A block of data:

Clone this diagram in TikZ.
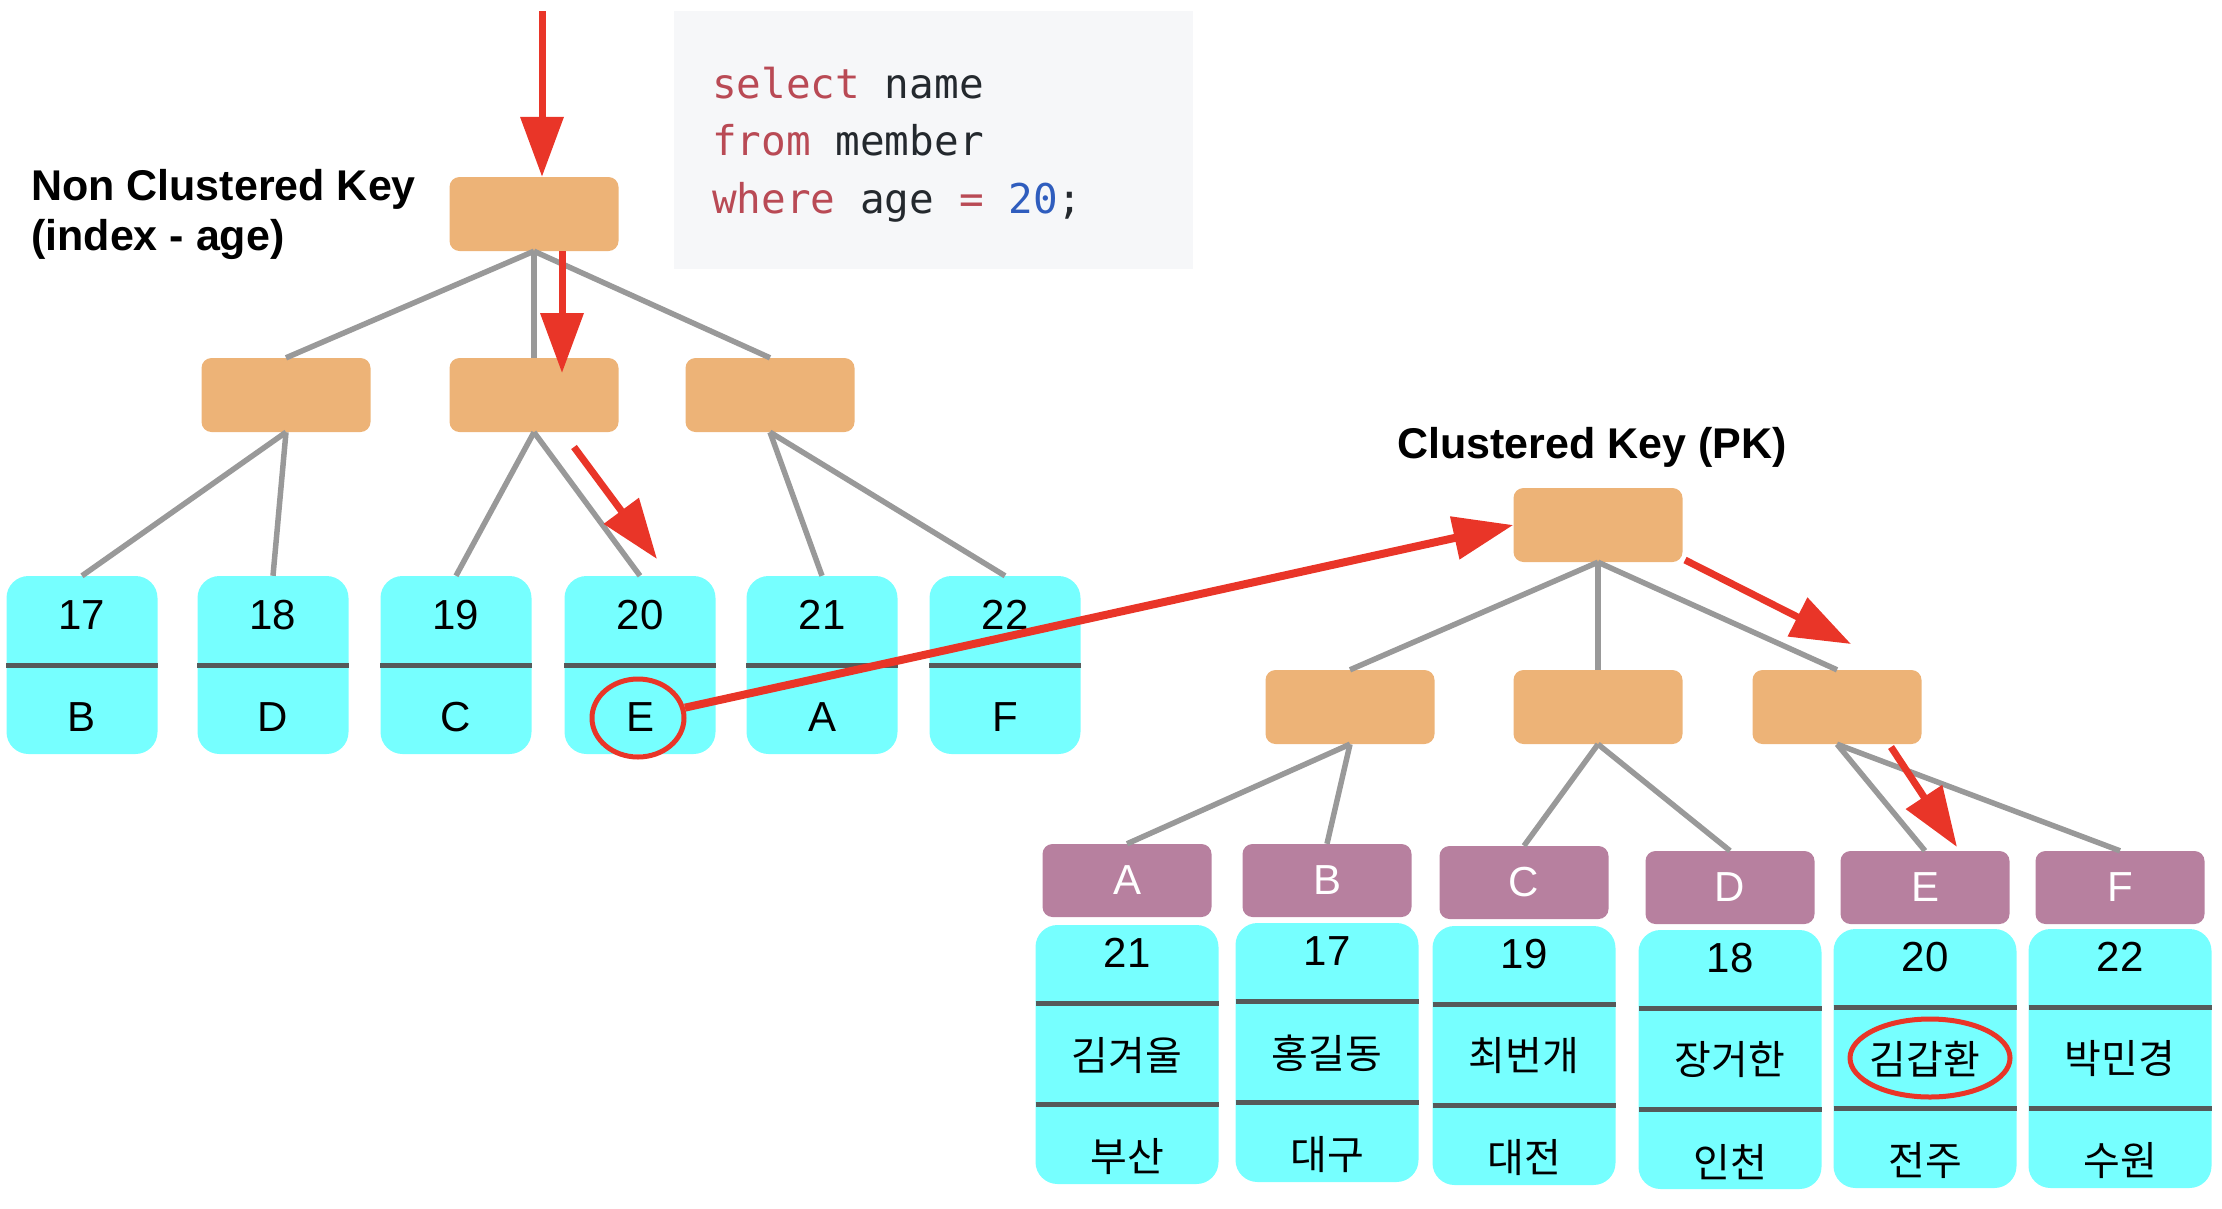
\documentclass[tikz,border=0pt]{standalone}
\usepackage{fontspec}
\usepackage{xcolor}
\usepackage{tikz}
\setmainfont{Liberation Sans}
\setmonofont{DejaVu Sans Mono}
\newfontfamily\krfont{Noto Sans CJK KR}
\usetikzlibrary{shapes,arrows,positioning,calc,arrows.meta}

\definecolor{boxorange}{RGB}{237,179,119}
\definecolor{leafcyan}{RGB}{118,255,255}
\definecolor{keypurple}{RGB}{183,128,159}
\definecolor{linegray}{RGB}{153,153,153}
\definecolor{divgray}{RGB}{85,90,90}
\definecolor{arrowred}{RGB}{233,53,40}
\definecolor{codebg}{RGB}{246,247,249}
\definecolor{sqlkw}{RGB}{185,74,85}
\definecolor{sqlnum}{RGB}{47,93,190}
\definecolor{sqltext}{RGB}{36,41,46}

\tikzset{
    treebox/.style={fill=boxorange, rounded corners=10pt, minimum width=169pt, minimum height=74pt, inner sep=0pt},
    leaf/.style={fill=leafcyan, rounded corners=22pt, minimum width=151pt, minimum height=178pt, inner sep=0pt},
    keybox/.style={fill=keypurple, rounded corners=10pt, minimum width=169pt, minimum height=73pt, inner sep=0pt, text=white, font=\fontsize{42}{50}\selectfont},
    record/.style={fill=leafcyan, rounded corners=22pt, minimum width=183pt, minimum height=259pt, inner sep=0pt},
    link/.style={draw=linegray, line width=5.5pt},
    divider/.style={draw=divgray, line width=5pt},
    walk/.style={draw=arrowred, line width=7pt, -{Triangle[length=60pt,width=42pt]}},
    hit/.style={draw=arrowred, line width=5pt, ellipse, inner sep=0pt},
    num/.style={font=\fontsize{42}{50}\selectfont, inner sep=0pt},
    hangul/.style={font=\krfont\fontsize{40}{48}\selectfont, inner sep=0pt},
    heading/.style={font=\bfseries\fontsize{43}{50}\selectfont, inner sep=0pt},
    sql/.style={font=\ttfamily\fontsize{41}{57}\selectfont, text=sqltext, anchor=base west, inner sep=0pt}
}

\begin{document}
\begin{tikzpicture}[x=1pt, y=-1pt]
    \useasboundingbox (0,0) rectangle (2222,1208);

    % query
    \node (codebox) [fill=codebg, minimum width=519pt, minimum height=258pt, inner sep=0pt] at (933.5,140) {};
    \node (sql1) [sql] at (712,98) {\textcolor{sqlkw}{select} name};
    \node (sql2) [sql] at (712,155) {\textcolor{sqlkw}{from} member};
    \node (sql3) [sql] at (712,213) {\textcolor{sqlkw}{where} age \textcolor{sqlkw}{=} \textcolor{sqlnum}{20};};

    % non clustered index
    \node (nclabel) [heading, align=left, anchor=west] at (31,214) {Non Clustered Key\\(index - age)};
    \node (ncroot) [treebox] at (534,214) {};
    \node (ncmid1) [treebox] at (286,395) {};
    \node (ncmid2) [treebox] at (534,395) {};
    \node (ncmid3) [treebox] at (770,395) {};
    \foreach \i/\x/\n/\l in {1/82/17/B,2/273/18/D,3/456/19/C,4/640/20/E,5/822/21/A,6/1005/22/F}{
        \node (leaf\i) [leaf] at (\x,665) {};
        \draw [divider] (leaf\i.west) -- (leaf\i.east);
        \node (age\i) [num] at (\x,615) {\n};
        \node (ref\i) [num] at (\x,717) {\l};
    }
    \draw [link] (ncroot.south) -- (ncmid1.north);
    \draw [link] (ncroot.south) -- (ncmid2.north);
    \draw [link] (ncroot.south) -- (ncmid3.north);
    \draw [link] (ncmid1.south) -- (leaf1.north);
    \draw [link] (ncmid1.south) -- (leaf2.north);
    \draw [link] (ncmid2.south) -- (leaf3.north);
    \draw [link] (ncmid2.south) -- (leaf4.north);
    \draw [link] (ncmid3.south) -- (leaf5.north);
    \draw [link] (ncmid3.south) -- (leaf6.north);

    % clustered index
    \node (clabel) [heading, anchor=base] at (1592,458) {Clustered Key (PK)};
    \node (croot) [treebox] at (1598,525) {};
    \node (cmid1) [treebox] at (1350,707) {};
    \node (cmid2) [treebox] at (1598,707) {};
    \node (cmid3) [treebox] at (1837,707) {};
    \foreach \k/\x/\kt/\rt/\n/\nm/\c in {A/1127/844/925/21/김겨울/부산,B/1327/844/923/17/홍길동/대구,C/1524/846/926/19/최번개/대전,D/1730/851/930/18/장거한/인천,E/1925/851/929/20/김갑환/전주,F/2120/851/929/22/박민경/수원}{
        \node (key\k) [keybox] at (\x,\kt+36.5) {\k};
        \node (row\k) [record] at (\x,\rt+129.5) {};
        \draw [divider] (\x-91.5,\rt+78) -- (\x+91.5,\rt+78);
        \draw [divider] (\x-91.5,\rt+179) -- (\x+91.5,\rt+179);
        \node (rowage\k) [num] at (\x,\rt+28) {\n};
        \node (rowname\k) [hangul] at (\x,\rt+130) {\nm};
        \node (rowcity\k) [hangul] at (\x,\rt+232) {\c};
    }
    \draw [link] (croot.south) -- (cmid1.north);
    \draw [link] (croot.south) -- (cmid2.north);
    \draw [link] (croot.south) -- (cmid3.north);
    \draw [link] (cmid1.south) -- (keyA.north);
    \draw [link] (cmid1.south) -- (keyB.north);
    \draw [link] (cmid2.south) -- (keyC.north);
    \draw [link] (cmid2.south) -- (keyD.north);
    \draw [link] (cmid3.south) -- (keyE.north);
    \draw [link] (cmid3.south) -- (keyF.north);

    % search path
    \node (hitE) [hit, minimum width=92pt, minimum height=78pt] at (638,718) {};
    \node (hitname) [hit, minimum width=160pt, minimum height=78pt] at (1930,1058) {};
    \coordinate (entry) at (542,11);
    \coordinate (hop1a) at (562,251);
    \coordinate (hop1b) at (562,373);
    \coordinate (hop2a) at (574,447);
    \coordinate (hop2b) at (657,559);
    \coordinate (hop3a) at (1685,560);
    \coordinate (hop3b) at (1851,644);
    \coordinate (hop4a) at (1891,747);
    \coordinate (hop4b) at (1957,847);
    \draw [walk] (entry) -- (entry |- ncroot.north);
    \draw [walk] (hop1a) -- (hop1b);
    \draw [walk] (hop2a) -- (hop2b);
    \draw [walk, line width=8pt] (hitE) -- (croot.west);
    \draw [walk] (hop3a) -- (hop3b);
    \draw [walk] (hop4a) -- (hop4b);
\end{tikzpicture}
\end{document}
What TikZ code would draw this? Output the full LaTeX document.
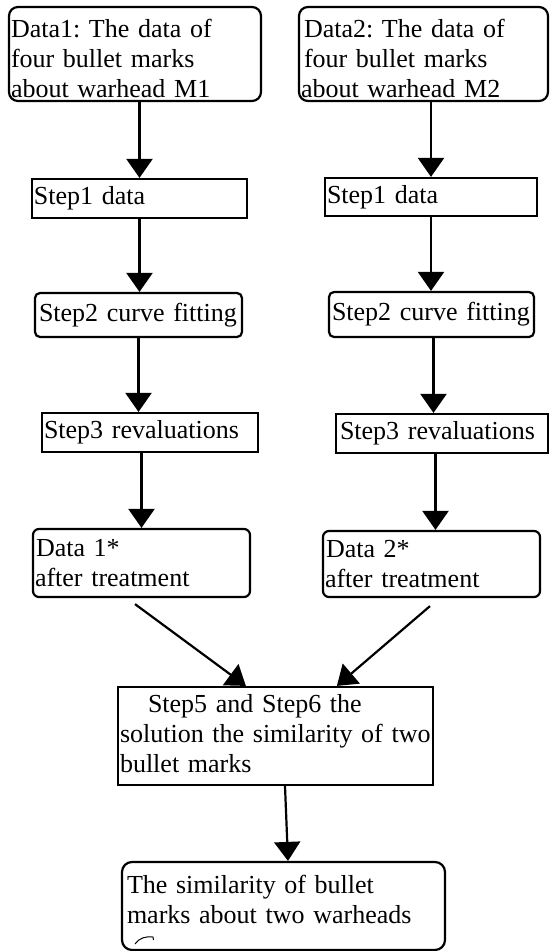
\documentclass[tikz,border=0pt]{standalone}
\usepackage{fontspec}
\setmainfont{Liberation Serif}
\usetikzlibrary{arrows.meta}
\begin{document}
\begin{tikzpicture}[x=1pt,y=-1pt,
  bx/.style={draw, line width=2.2pt, inner xsep=2pt, inner ysep=0pt, align=left,
             font=\fontsize{26}{30}\selectfont\frenchspacing},
  rbx/.style={bx, rounded corners=#1},
  arr/.style={line width=2.2pt, -{Triangle[width=26pt 0, length=19pt 0]}}]
\useasboundingbox (0,0) rectangle (550,951);
\fill[white] (0,0) rectangle (550,951);

% top data boxes
\node[rbx=9pt, minimum width=252pt, minimum height=94pt, text width=248pt] (d1) at (135,54)
  {\rule{0pt}{28pt}\mbox{Data1: The data of}\\\mbox{four bullet marks}\\\mbox{about warhead M1}};
\node[rbx=9pt, minimum width=249pt, minimum height=94pt, text width=245pt] (d2) at (423.5,54)
  {\rule{0pt}{28pt}\hspace*{3pt}\mbox{Data2: The data of}\\\hspace*{3pt}\mbox{four bullet marks}\\\mbox{about warhead M2}};

% step 1
\node[bx, minimum width=215pt, minimum height=39pt, text width=211pt] (s1l) at (139.5,198.5) {\mbox{Step1 data}};
\node[bx, minimum width=212pt, minimum height=38pt, text width=208pt] (s1r) at (431,197) {\mbox{Step1 data}};

% step 2
\node[rbx=5pt, minimum width=207pt, minimum height=44pt, text width=203pt] (s2l) at (138.5,315) {\hspace*{2pt}\mbox{Step2 curve fitting}};
\node[rbx=5pt, minimum width=205pt, minimum height=45pt, text width=201pt] (s2r) at (431.5,314.5) {\hspace*{1pt}\mbox{Step2 curve fitting}};

% step 3
\node[bx, minimum width=216pt, minimum height=39pt, text width=212pt] (s3l) at (150,432.5) {\mbox{Step3 revaluations}};
\node[bx, minimum width=212pt, minimum height=39pt, text width=208pt] (s3r) at (442,433.5) {\hspace*{2pt}\mbox{Step3 revaluations}};

% data after treatment
\node[rbx=6pt, minimum width=217pt, minimum height=68pt, text width=213pt] (d1s) at (141.5,563)
  {\hspace*{1pt}\mbox{Data 1*}\\\mbox{after treatment}};
\node[rbx=6pt, minimum width=217pt, minimum height=66pt, text width=213pt] (d2s) at (431.5,564)
  {\hspace*{1pt}\mbox{Data 2*}\\\mbox{after treatment}};

% step 5 and 6
\node[bx, minimum width=315pt, minimum height=98pt, text width=311pt] (s5) at (275.5,736)
  {\hspace*{28pt}\mbox{Step5 and Step6 the}\\\mbox{solution the similarity of two}\\\mbox{bullet marks}\rule[-6pt]{0pt}{6pt}};

% final
\node[rbx=10pt, minimum width=323pt, minimum height=88pt, text width=319pt] (fin) at (283.5,906)
  {\hspace*{3pt}\mbox{The similarity of bullet}\\\hspace*{3pt}\mbox{marks about two warheads}\rule[-14pt]{0pt}{14pt}};
\draw[line width=1pt] (135,944) .. controls (139,938) and (146,936) .. (153,937) -- (153.5,940);

% connectors left
\draw[arr] (d1.south -| s1l.north) -- (s1l.north);
\draw[arr] (s1l.south) -- (s1l.south |- s2l.north);
\draw[arr] (s2l.south) -- (s2l.south |- s3l.north);
\draw[arr] (s3l.south -| d1s.north) -- (d1s.north);

% connectors right
\draw[arr] (d2.south -| s1r.north) -- (s1r.north);
\draw[arr] (s1r.south) -- (s1r.south |- s2r.north);
\draw[arr] ([xshift=2pt]s2r.south) -- ([xshift=2pt]s2r.south |- s3r.north);
\draw[arr] ([xshift=4pt]d2s.north |- s3r.south) -- ([xshift=4pt]d2s.north);

% converging connectors
\draw[arr] ([xshift=-6.5pt,yshift=-6pt]d1s.south) -- ([xshift=129pt]s5.north west);
\draw[arr] ([xshift=-1.5pt,yshift=-8pt]d2s.south) -- ([xshift=220pt]s5.north west);

% to final
\draw[arr] ([xshift=9.5pt]s5.south) -- ([xshift=4.5pt]fin.north);
\end{tikzpicture}
\end{document}
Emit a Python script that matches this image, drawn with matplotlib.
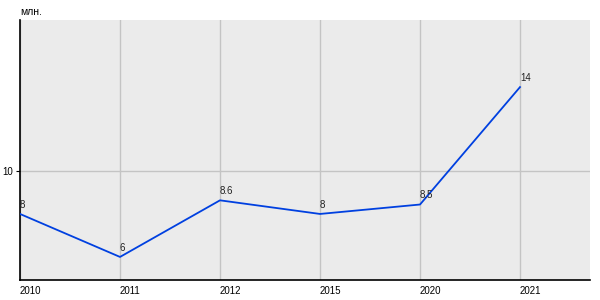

**TASK DETAILS**
In the listing above, find the line containing "What TikZ code" and the line containing "minimum width=205pt, minimum", then return both of them and every line between, exactly, without pictures.

**SOLVED PROBLEM**
What TikZ code would draw this? Output the full LaTeX document.
\documentclass[tikz,border=0pt]{standalone}
\usepackage{fontspec}
\setmainfont{Liberation Serif}
\usetikzlibrary{arrows.meta}
\begin{document}
\begin{tikzpicture}[x=1pt,y=-1pt,
  bx/.style={draw, line width=2.2pt, inner xsep=2pt, inner ysep=0pt, align=left,
             font=\fontsize{26}{30}\selectfont\frenchspacing},
  rbx/.style={bx, rounded corners=#1},
  arr/.style={line width=2.2pt, -{Triangle[width=26pt 0, length=19pt 0]}}]
\useasboundingbox (0,0) rectangle (550,951);
\fill[white] (0,0) rectangle (550,951);

% top data boxes
\node[rbx=9pt, minimum width=252pt, minimum height=94pt, text width=248pt] (d1) at (135,54)
  {\rule{0pt}{28pt}\mbox{Data1: The data of}\\\mbox{four bullet marks}\\\mbox{about warhead M1}};
\node[rbx=9pt, minimum width=249pt, minimum height=94pt, text width=245pt] (d2) at (423.5,54)
  {\rule{0pt}{28pt}\hspace*{3pt}\mbox{Data2: The data of}\\\hspace*{3pt}\mbox{four bullet marks}\\\mbox{about warhead M2}};

% step 1
\node[bx, minimum width=215pt, minimum height=39pt, text width=211pt] (s1l) at (139.5,198.5) {\mbox{Step1 data}};
\node[bx, minimum width=212pt, minimum height=38pt, text width=208pt] (s1r) at (431,197) {\mbox{Step1 data}};

% step 2
\node[rbx=5pt, minimum width=207pt, minimum height=44pt, text width=203pt] (s2l) at (138.5,315) {\hspace*{2pt}\mbox{Step2 curve fitting}};
\node[rbx=5pt, minimum width=205pt, minimum height=45pt, text width=201pt] (s2r) at (431.5,314.5) {\hspace*{1pt}\mbox{Step2 curve fitting}};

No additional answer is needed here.